Помощник расхохотался:

— Да не может быть! Вы?!

— Я.

— Ну и чудеса начинают у нас твориться!

— Скажи, пожалуйста, ты никогда не слыхал о таком господине? — спросил меня Путилин, подавая визитную карточку, которую держал в руке.

Я взял карточку и прочел:

«Профессор Этторе Люизано,

член Римской академии наук,

заведующий кафедрой судебной медицины.

Рим».

— Не знаю… — ответил я.

— Скажите, голубчик, чего домогается этот господин? — обратился к помощнику Путилин.

— Он на плохом французском языке обратился ко мне с просьбой осмотреть — научных целей ради — наш криминальный музей. Наговорив кучу любезностей в адрес нашего блестящего уголовного сыска, он заметил, что в осмотре подобных музеев ему не было отказано ни в Англии, ни в Германии, ни во Франции.

— Вы сказали ему, что разрешение на осмотр музея посторонним лицам зависит от начальника, а что начальник, то есть я, в настоящее время болен?

— Сказал.

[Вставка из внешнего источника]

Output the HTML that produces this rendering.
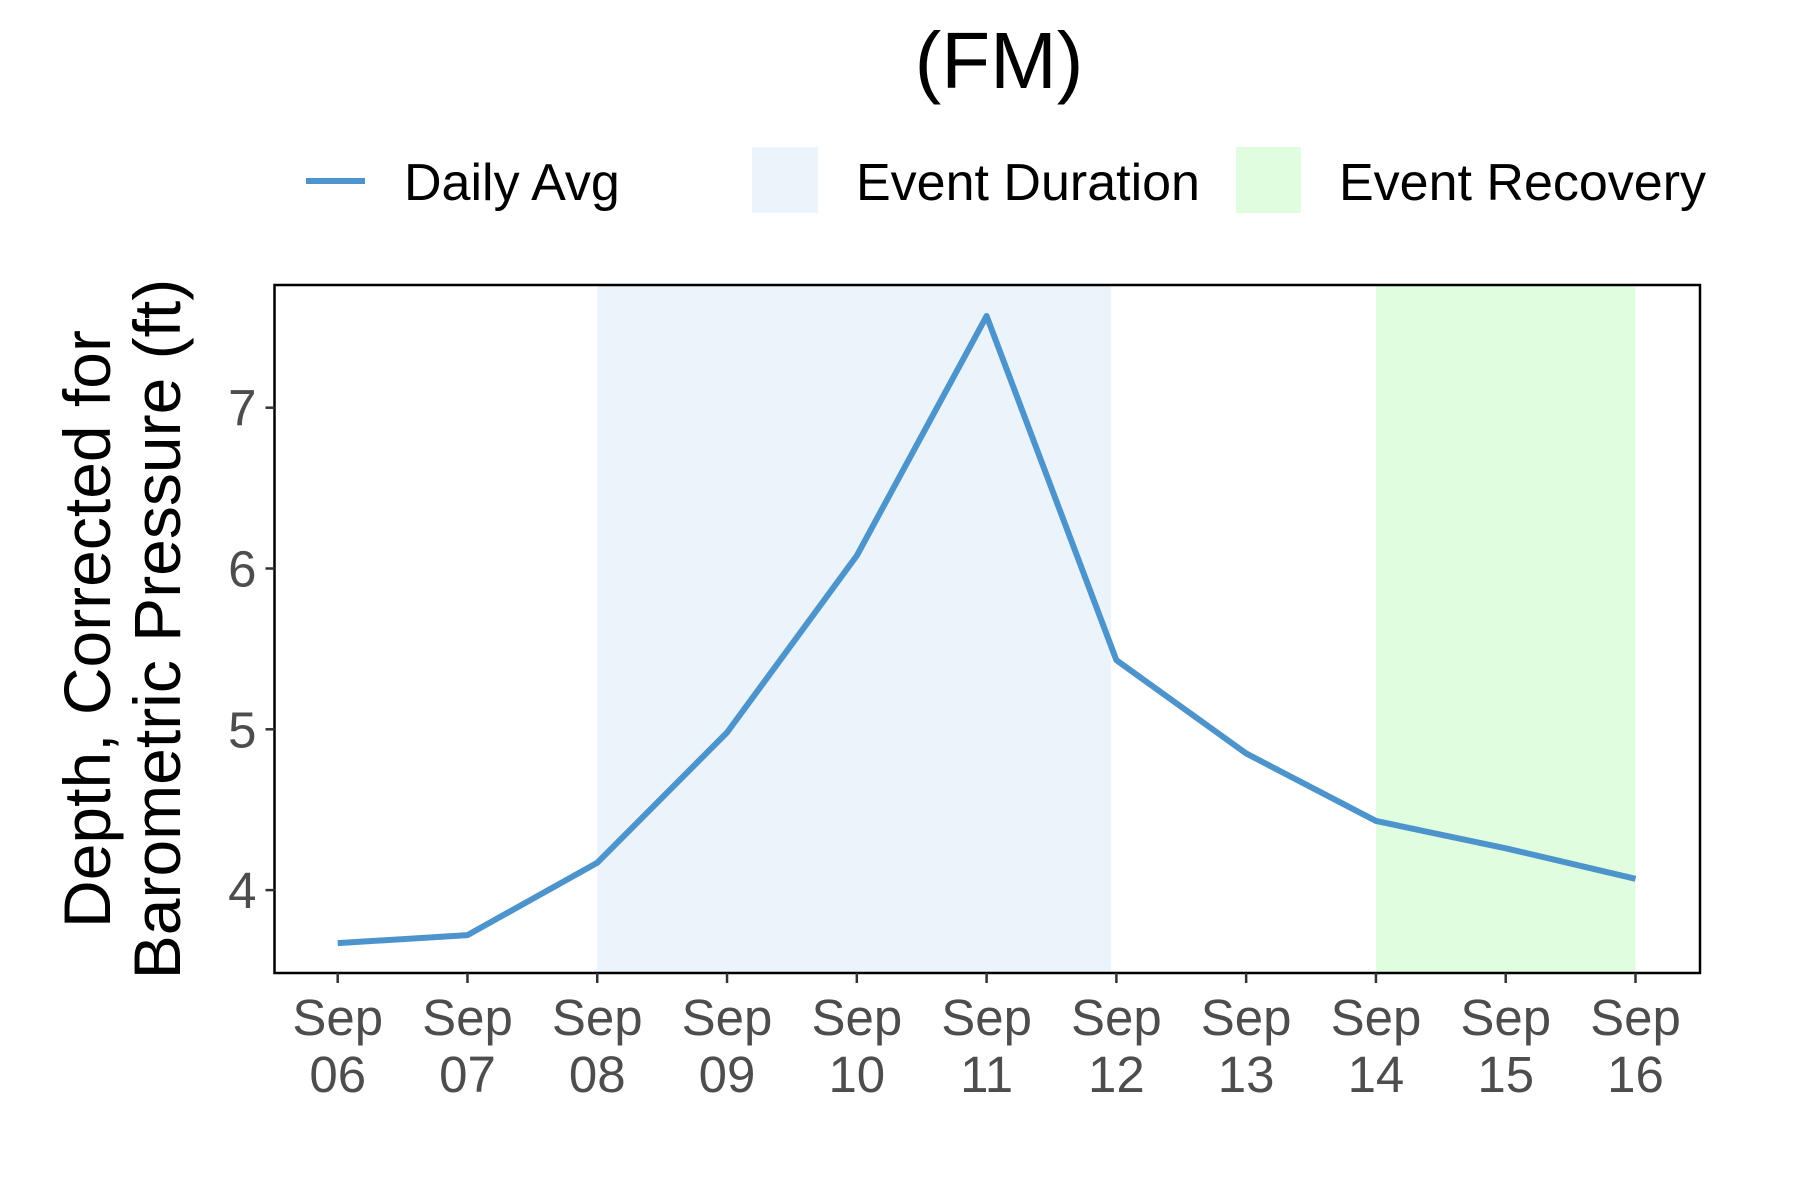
<!DOCTYPE html>
<html><head><meta charset="utf-8"><style>
html,body{margin:0;padding:0;background:#fff;}
svg{display:block;font-family:"Liberation Sans",Arial,sans-serif;}
</style></head><body>
<svg id="chart" width="1800" height="1200" viewBox="0 0 1800 1200">
<text x="999" y="88" font-size="80" text-anchor="middle" fill="#000">(FM)</text>
<g>
<line x1="306" y1="181" x2="365" y2="181" stroke="#4d94cc" stroke-width="6"/>
<text x="404" y="200" font-size="52" fill="#000">Daily Avg</text>
<rect x="752" y="147" width="66" height="66" fill="#ebf3fb"/>
<text x="856" y="200" font-size="52" fill="#000">Event Duration</text>
<rect x="1236" y="147" width="65" height="66" fill="#e0fde0"/>
<text x="1339" y="200" font-size="52" fill="#000">Event Recovery</text>
</g>
<g>
<text transform="translate(110,629) rotate(-90)" font-size="66" text-anchor="middle" fill="#000">Depth, Corrected for</text>
<text transform="translate(180,629) rotate(-90)" font-size="66" text-anchor="middle" fill="#000">Barometric Pressure (ft)</text>
</g>
<g id="plot"></g>
</svg>
<script>
const days = [6,7,8,9,10,11,12,13,14,15,16];
const depth = [3.67,3.72,4.17,4.98,6.08,7.57,5.43,4.85,4.43,4.26,4.07];
const yTicks = [4,5,6,7];
const xLabels = ["06","07","08","09","10","11","12","13","14","15","16"];
const durationSpan = [8,11.96];
const recoverySpan = [14,16];

const L=274.5,R=1700,T=285,B=973;
const xs = d => 337.7 + (d-6)*129.78;
const ys = v => 890.1 - (v-4)*160.8;
const NS="http://www.w3.org/2000/svg";
const g=document.getElementById('plot');
function mk(tag,attrs){const e=document.createElementNS(NS,tag);for(const k in attrs)e.setAttribute(k,attrs[k]);g.appendChild(e);return e;}

let r=mk('rect',{x:xs(durationSpan[0]),y:T,width:xs(durationSpan[1])-xs(durationSpan[0]),height:B-T,fill:'#ebf3fb'});


r=mk('rect',{x:xs(recoverySpan[0]),y:T,width:xs(recoverySpan[1])-xs(recoverySpan[0]),height:B-T,fill:'#e0fde0'});



const pts=days.map((d,i)=>xs(d)+','+ys(depth[i])).join(' ');
const pl=mk('polyline',{points:pts,fill:'none',stroke:'#4d94cc','stroke-width':6,'stroke-linejoin':'round'});



const fr=mk('rect',{x:L,y:T,width:R-L,height:B-T,fill:'none',stroke:'#000','stroke-width':2.5});



yTicks.forEach(v=>{
  const tk=mk('line',{x1:L-9,x2:L,y1:ys(v),y2:ys(v),stroke:'#333','stroke-width':2.5});
  
  
  const t=mk('text',{x:L-18,y:ys(v)+18,'font-size':51,'text-anchor':'end',fill:'#4d4d4d'});
  t.textContent=v;
  
  
});
days.forEach((d,i)=>{
  const tk=mk('line',{x1:xs(d),x2:xs(d),y1:B,y2:B+10,stroke:'#333','stroke-width':2.5});
  
  
  const t=mk('text',{x:xs(d),y:B+62,'font-size':51,'text-anchor':'middle',fill:'#4d4d4d'});
  t.textContent='Sep';
  
  
  const t2=mk('text',{x:xs(d),y:B+119,'font-size':51,'text-anchor':'middle',fill:'#4d4d4d'});
  t2.textContent=xLabels[i];
  
  
});
</script>
</body></html>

На это он ответил, что обращается с этой просьбой ко мне как к вашему заместителю.

Путилин забарабанил пальцами по столу и выдержал довольно продолжительную паузу.

— Как вы думаете, разрешить ему осмотр?

— Почему бы нет? Неловко… Нас и так дикарями за границей считают.

— Хорошо. Теперь слушайте меня внимательно, голубчик: в середине осмотра вы должны выйти из комнаты под предлогом того, что возникла необходимость дать экстренные распоряжения. Идите! Вы впустите этого чудака профессора не ранее, чем я подам вам свой обычный условный звонок.

Помощник удалился.

— Слушай же и ты, докториус: сию минуту ступай туда, и лишь только во время осмотра мой помощник удалится, ты немедленно выйди за ним следом. Понял? Профессор на секунду останется один. Следи за часами. Ровно через две минуты иди в музей.

Я следил за часовой стрелкой. Минута… вторая… Я быстро направился в «Музей преступной деятельности». Он был пуст. Я встал у дверей. Где-то послышался звонок. Почти в ту же секунду дверь антропометрического музея распахнулась, и в сопровождении идущего впереди помощника Путилина появилась фигура итальянского ученого-профессора. Это был тип настоящего ученого: высокий, сутуловатый, с длинными седыми волосами, в огромных темных очках на носу.